High performance motion estimation architecture using efficient adder-compressors

Abstract

This paper presents a high performance architecture for motion estimation (ME) using efficient adder compressors. The architecture is based on the Quarter Sub-sampled Diamond Search algorithm (QSDS) with Dynamic Iteration Control (DIC) algorithm. The main characteristic of the proposed architecture is the large amount of processing units (PUs) that are used to calculate the SAD (Sum of Absolute Differences) metric. The internal structures of the PUs are composed by a large number of addition operations to calculate the SADs. In this paper, efficient 4-2 and 8-2 adder compressors are used in the PUs architecture to achieve a higher performance. These adder compressors enable the simultaneous addition of 4 and 8 operands respectively.
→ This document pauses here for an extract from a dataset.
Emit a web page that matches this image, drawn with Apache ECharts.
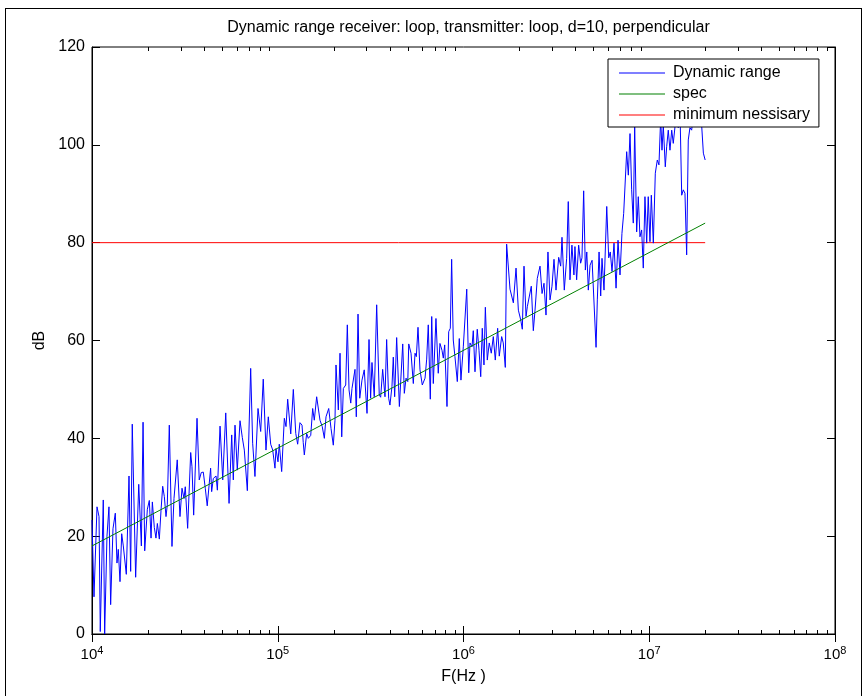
<!DOCTYPE html>
<html><head><meta charset="utf-8">
<script src="https://cdn.jsdelivr.net/npm/echarts@6/dist/echarts.min.js"></script>
<style>
html,body{margin:0;padding:0;background:#fff;}
#frame{position:absolute;left:5px;top:8px;width:857px;height:700px;border:1px solid #000;box-sizing:border-box;}
#chart{position:absolute;left:0;top:0;width:867px;height:696px;}
</style></head><body>
<div id="frame"></div>
<div id="chart"></div>
<script>
// ---- data ----
const titleText = 'Dynamic range receiver: loop, transmitter: loop, d=10, perpendicular';
const seriesNames = ['Dynamic range', 'spec', 'minimum nessisary'];
const yTicks = [0, 20, 40, 60, 80, 100, 120];
const minorTickFreqs = [
  2e4,3e4,4e4,5e4,6e4,7e4,8e4,9e4,
  2e5,3e5,4e5,5e5,6e5,7e5,8e5,9e5,
  2e6,3e6,4e6,5e6,6e6,7e6,8e6,9e6,
  2e7,3e7,4e7,5e7,6e7,7e7,8e7,9e7
];
const freqHz = [
  10000,10250,10640,10910,11080,11500,11700,12040,12340,12600,
  12970,13350,13630,13850,14150,14450,14740,15000,15300,15820,
  16150,16470,17180,17850,18440,18830,19220,19860,20350,20790,
  21130,21650,22100,22480,23040,23530,24020,24510,25030,25430,
  26070,26950,27630,28180,28770,29760,30520,31280,31780,32730,
  33990,34530,35260,36760,37790,38740,39730,40720,41720,43510,
  44080,44990,46540,47310,48910,50570,52480,54680,56510,57640,
  58870,60560,62640,64430,66070,68590,71500,73270,75390,78290,
  80940,83560,86420,88950,91630,93940,96620,97800,100300,101900,
  105000,108500,110800,113100,117500,121300,125000,128000,131700,135100,
  137200,139000,143100,146000,150500,154200,157300,162000,168800,173600,
  178200,181900,188100,193600,199100,203300,205900,211900,216400,221000,
  225500,232200,236900,242000,247200,251000,255200,260500,264800,270500,
  276300,284100,292200,302400,310000,316200,321600,330700,340900,351900,
  358100,367100,377900,385700,395500,401800,412000,418800,426000,436700,
  451600,470800,480200,490500,501200,507200,521800,536800,548300,557300,
  569000,583100,600000,620800,633500,646200,662600,674500,687800,710800,
  731300,746800,766000,778700,792000,815000,832400,849100,863400,880900,
  899300,926000,949200,968800,997500,1019000,1041000,1067000,1084000,1111000,
  1129000,1153000,1186000,1212000,1238000,1262000,1289000,1311000,1343000,1376000,
  1411000,1447000,1483000,1527000,1558000,1605000,1637000,1679000,1707000,1780000,
  1819000,1855000,1918000,1974000,2033000,2073000,2117000,2171000,2206000,2261000,
  2317000,2376000,2427000,2496000,2582000,2648000,2713000,2781000,2849000,2922000,
  2995000,3071000,3148000,3254000,3336000,3390000,3488000,3592000,3665000,3743000,
  3835000,3931000,3981000,4065000,4168000,4272000,4343000,4435000,4529000,4610000,
  4699000,4802000,4923000,5042000,5172000,5253000,5368000,5478000,5568000,5707000,
  5904000,6050000,6168000,6303000,6461000,6626000,6790000,6960000,7129000,7284000,
  7433000,7560000,7716000,7879000,8042000,8205000,8348000,8555000,8729000,8913000,
  9100000,9287000,9483000,9688000,9876000,10090000,10260000,10520000,10780000,11050000,
  11280000,11520000,11710000,11900000,12200000,12410000,12660000,12930000,13210000,13470000,
  13760000,14050000,14330000,14640000,14950000,15250000,15570000,15900000,16220000,16560000,
  16910000,17260000,18010000,18760000,19170000,19560000,19800000,20000000
];
const dynamicRangeDb = [
  23.3,7.6,26,24,0.5,27.4,0,20,26,6,
  21.5,24.7,14.5,17.3,10.7,20.5,18,18,12.2,32.3,
  12.8,42.9,11.6,30.6,18,43.3,17,25.5,27.3,19.6,
  27,21.8,19.6,22.6,19.4,25.3,30.2,28.1,24,26.4,
  42.7,17.9,27.7,27.3,35.6,24,29.8,27.7,30.1,21.6,
  37.1,34.2,24.3,44.1,31.5,33,33.1,29.8,26.2,33.9,
  29.1,31.8,32.3,29.4,42.5,31.5,45.2,26.7,40.7,31.5,
  42.7,33.5,43.6,40.2,37.6,29.3,54.3,39,32.2,46.1,
  41.4,52.1,37.6,44.4,38.8,37.6,33.9,37.9,35.2,38.8,
  33.2,44.1,42.4,48,40.9,50,41,38.8,43.2,42.7,
  39.1,36.6,41,40,40.6,46.1,43.7,48.5,43.7,42.4,
  40,44.4,46.1,42,38.6,43.7,55,45.8,57.4,40.3,
  50.2,50.9,63.2,49.9,47.2,50.2,49.9,54.1,44.4,65.4,
  48.2,51.9,54,45.1,60.2,48.2,55.5,48.5,67.3,48.9,
  48.4,54.1,48.5,60.2,48.2,46.8,50.6,56.6,48.5,60.6,
  46.5,59.3,49.2,52.3,51.6,59.3,57.4,51.2,57.4,56.7,
  62.7,54,50.9,52.3,56.2,63.2,48,64.9,51.2,64.5,
  53.3,59.4,58,56.4,59.1,46.5,61.8,62.5,76.6,60.1,
  56.7,51.6,60.4,51.9,58.7,58.4,70.5,53.4,59.5,58.7,
  62,53.6,62.3,58,52.6,62.5,55,66.8,56,59.5,
  57.4,60.8,56,62.5,56.8,60.8,59.5,54.5,79.7,70.5,
  70.3,67.7,74.8,66.2,64.2,62.3,75.2,64.9,66.9,67.3,
  71.1,62,66.2,72.7,75.2,69.6,71.7,65.2,78.1,68.3,
  71.1,76.6,70.3,77,75.2,81.1,70.3,76.8,88.4,72.4,
  79.5,73.4,79.2,72.4,79.5,75.8,76.9,90.6,74.4,78.1,
  70.3,75.4,76.4,76.5,58.6,68.3,78.1,69.1,76.8,70.3,
  87.4,76.9,78.1,74.1,79.9,70.7,80.5,73.4,81.9,86,
  86.1,98.6,93.8,102.3,90.8,84,103.7,82.2,89.4,81.2,
  82.6,74.8,89.4,79.9,89.4,80.2,89.7,79.9,94.2,96.9,
  95.9,105.4,98.9,104,95.5,99.6,103,98.9,103,100.3,
  103.7,105,103.5,107,89.7,90.8,90.1,77.5,101,103.5,
  103,105.8,103.7,105.8,103.7,98.3,98,96.9
];
const specFreqHz = [1e4, 2e7];
const specDb = [18, 84];
const minFreqHz = [1e4, 2e7];
const minDb = [80, 80];

// ---- chart ----
const FONT = '"Liberation Sans", Arial, Helvetica, sans-serif';
const chart = echarts.init(document.getElementById('chart'), null, {renderer: 'canvas'});

function pairs(xs, ys) { return xs.map((x, i) => [x, ys[i]]); }

const xLabel = {
  color: '#000', margin: 11,
  formatter: v => '{b|10}{s|' + Math.round(Math.log10(v)) + '}',
  rich: {
    b: {fontSize: 15, fontFamily: FONT, color: '#000'},
    s: {fontSize: 11, fontFamily: FONT, color: '#000', padding: [0, 0, 9, 0]}
  }
};

const option = {
  animation: false,
  backgroundColor: 'transparent',
  title: {
    text: titleText, left: 463.5, top: 15, textAlign: 'center',
    textStyle: {fontSize: 16, fontWeight: 'normal', fontFamily: FONT, color: '#000'}
  },
  legend: {
    data: seriesNames, orient: 'vertical', left: 608, top: 59,
    padding: [6, 9, 4, 11], itemGap: 5, itemWidth: 46, itemHeight: 1, icon: 'rect',
    backgroundColor: '#fff', borderColor: '#000', borderWidth: 1,
    textStyle: {fontSize: 16, fontFamily: FONT, color: '#000', lineHeight: 16, padding: [0, 0, 0, 3]}
  },
  grid: {left: 92, right: 32, top: 47, bottom: 62, show: true, borderColor: '#000', borderWidth: 1, backgroundColor: 'transparent'},
  xAxis: [
    {
      type: 'log', logBase: 10, min: 1e4, max: 1e8, position: 'bottom',
      axisLine: {show: true, lineStyle: {color: '#000', width: 1}},
      axisTick: {show: true, inside: true, length: 8, lineStyle: {color: '#000'}},
      splitLine: {show: false},
      axisLabel: xLabel,
      name: 'F(Hz )', nameLocation: 'middle', nameGap: 35,
      nameTextStyle: {fontSize: 16, fontFamily: FONT, color: '#000'}
    },
    {
      type: 'log', logBase: 10, min: 1e4, max: 1e8, position: 'top',
      axisLine: {show: true, lineStyle: {color: '#000', width: 1}},
      axisTick: {show: true, inside: true, length: 8, lineStyle: {color: '#000'}},
      splitLine: {show: false}, axisLabel: {show: false}
    }
  ],
  yAxis: [
    {
      type: 'value', min: yTicks[0], max: yTicks[yTicks.length - 1], interval: 20, position: 'left',
      axisLine: {show: true, lineStyle: {color: '#000', width: 1}},
      axisTick: {show: true, inside: true, length: 8, lineStyle: {color: '#000'}},
      splitLine: {show: false},
      axisLabel: {color: '#000', fontSize: 16, fontFamily: FONT, margin: 7},
      name: 'dB', nameLocation: 'middle', nameGap: 42, nameRotate: 90,
      nameTextStyle: {fontSize: 16, fontFamily: FONT, color: '#000'}
    },
    {
      type: 'value', min: yTicks[0], max: yTicks[yTicks.length - 1], interval: 20, position: 'right',
      axisLine: {show: true, lineStyle: {color: '#000', width: 1}},
      axisTick: {show: true, inside: true, length: 8, lineStyle: {color: '#000'}},
      splitLine: {show: false}, axisLabel: {show: false}
    }
  ],
  series: [
    {
      name: seriesNames[0], type: 'line', xAxisIndex: 0, yAxisIndex: 0,
      data: pairs(freqHz, dynamicRangeDb), symbol: 'none', color: '#0000ff',
      lineStyle: {width: 1, color: '#0000ff'}, z: 3
    },
    {
      name: seriesNames[1], type: 'line', xAxisIndex: 0, yAxisIndex: 0,
      data: pairs(specFreqHz, specDb), symbol: 'none', color: '#008000',
      lineStyle: {width: 1, color: '#008000'}, z: 4
    },
    {
      name: seriesNames[2], type: 'line', xAxisIndex: 0, yAxisIndex: 0,
      data: pairs(minFreqHz, minDb), symbol: 'none', color: '#ff0000',
      lineStyle: {width: 1, color: '#ff0000'}, z: 2
    },
    {
      name: 'minorTicks', type: 'custom', xAxisIndex: 0, yAxisIndex: 0, silent: true,
      data: minorTickFreqs.map(f => [f, 0]),
      renderItem: function (params, api) {
        const cs = params.coordSys;
        const x = Math.round(api.coord([api.value(0), 0])[0]) + 0.5;
        const top = cs.y, bot = cs.y + cs.height;
        return {type: 'group', children: [
          {type: 'line', shape: {x1: x, y1: bot, x2: x, y2: bot - 4}, style: {stroke: '#000', lineWidth: 1}},
          {type: 'line', shape: {x1: x, y1: top, x2: x, y2: top + 4}, style: {stroke: '#000', lineWidth: 1}}
        ]};
      }
    }
  ]
};
chart.setOption(option);
</script>
</body></html>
The PUs, using adder compressors, were applied to the ME architecture. The implemented architectures were described in VHDL and syntethized with Leonardo Spectrum tool to the TSMC 0.18μm CMOS standard cell technology. Synthesis results indicate that the new QSDS-DIC architectures reach the best performance result and enable gains of 12% in terms of processing rate. The architectures can reach real time for HDTV (1920x1080 pixels) in the worst case processing 65 frames per second, and they can process 269 HDTV frames per second in the average case.